As the federal government’s national dental insurance program continues to roll out, a new report from the Canadian Centre for Policy Alternatives (CCPA) argues that the plan leaves too many Canadians without coverage and need an additional $1.45 billion in funding.

In order to qualify for the Canadian Dental Care Plan — the national dental insurance program was brought about as a part of the supply-and-confidence agreement between the Liberals and the NDP — applicants must have a household income of less than $90,000 and have no existing dental coverage.
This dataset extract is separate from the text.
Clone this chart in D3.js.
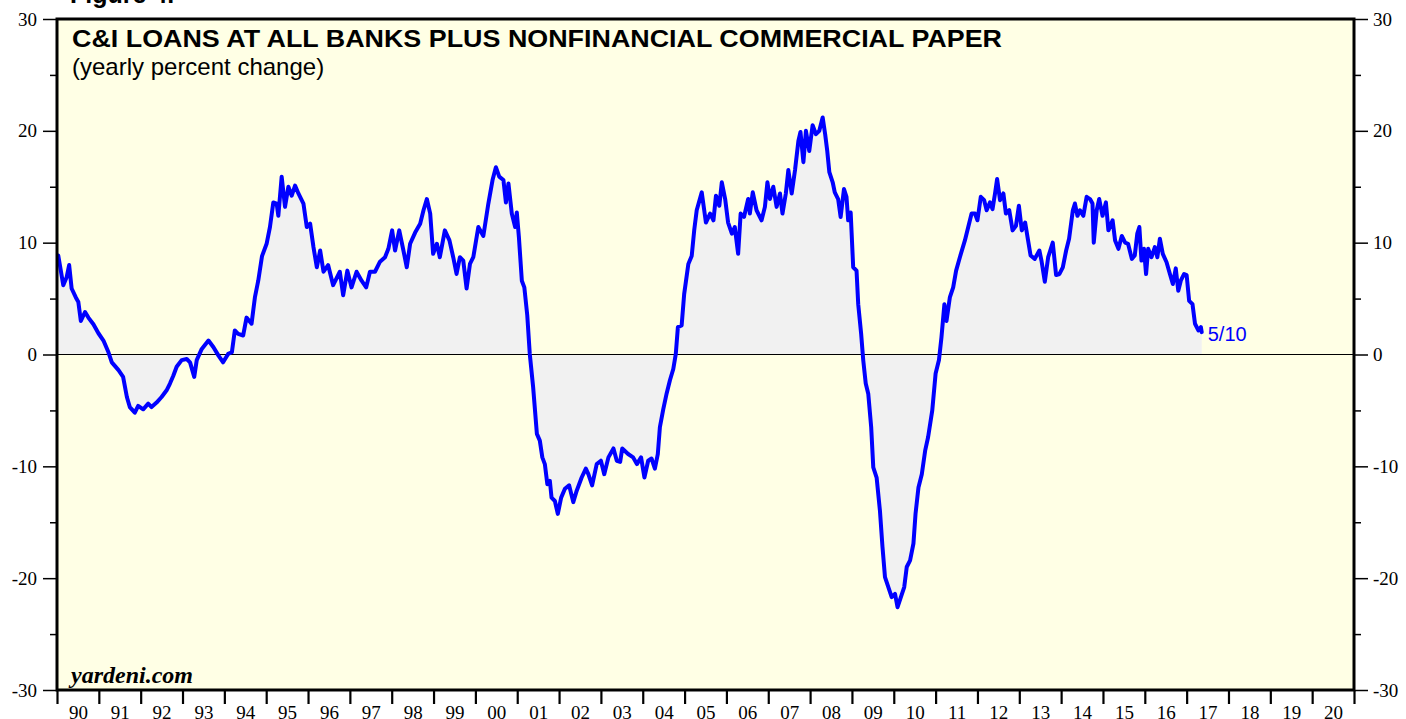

But in its “Missing Teeth” report released Tuesday, the CCPA says the income criteria is too restrictive.

“A $45,000 salary for each parent in a two-parent household isn’t a king’s ransom in Canada,” CCPA senior economist David Macdonald said in a news release Monday. “In fact, 59 per cent of families with children make over $90,000. But making more than that excludes families from receiving federal dental care coverage.”

Prior to the start of the rollout of the Canadian Dental Care Plan, the federal government began offering the Canada Dental Benefit in December 2022, which provides $260 to $650 per child under 12 per year to cover dental expenses for families making less than $90,000. However, the CCPA says that leaves out 425,749 children under 12, or 35 per cent, because their family income is too high.

The Canada Dental Benefit is set to be superseded by the Canadian Dental Care Plan, which has been rolling out in phases, starting with seniors becoming eligible between December 2023 and May 2024. Canadians with a valid Disability Tax Credit certificate and children under 18 can start applying as of this June, while all remaining eligible Canadians are set to gain access in 2025.

According to calculations from the CCPA, the new program will provide dental insurance for 8.5 million Canadians, while an additional 1.4 million already benefit from some provincial dental programs but may be improved coverage through the federal program. However, the $90,000 income cap leaves out 4.4 million.

Furthermore, if the income cap isn’t indexed to inflation, the report notes that “fewer and fewer people will be able to access them over time.”

The upcoming dental plan is budgeted at $13 billion over five years, with $4.4 billion being budgeted annually once the program is completely rolled out. However the CCPA is calling on the feds to provide an additional $1.45 billion per year in funding to make the program universal, much like going to a hospital or the doctor’s office.

“There are two choices,” said Macdonald. “The first is continuing to create new medical care programs with a fill-in-the-gaps model and an income cap, like Canada is currently doing on dental care. The second is delivering on the promise of the Canada Health Act, which is based on health care for all and imposes no income threshold for care.”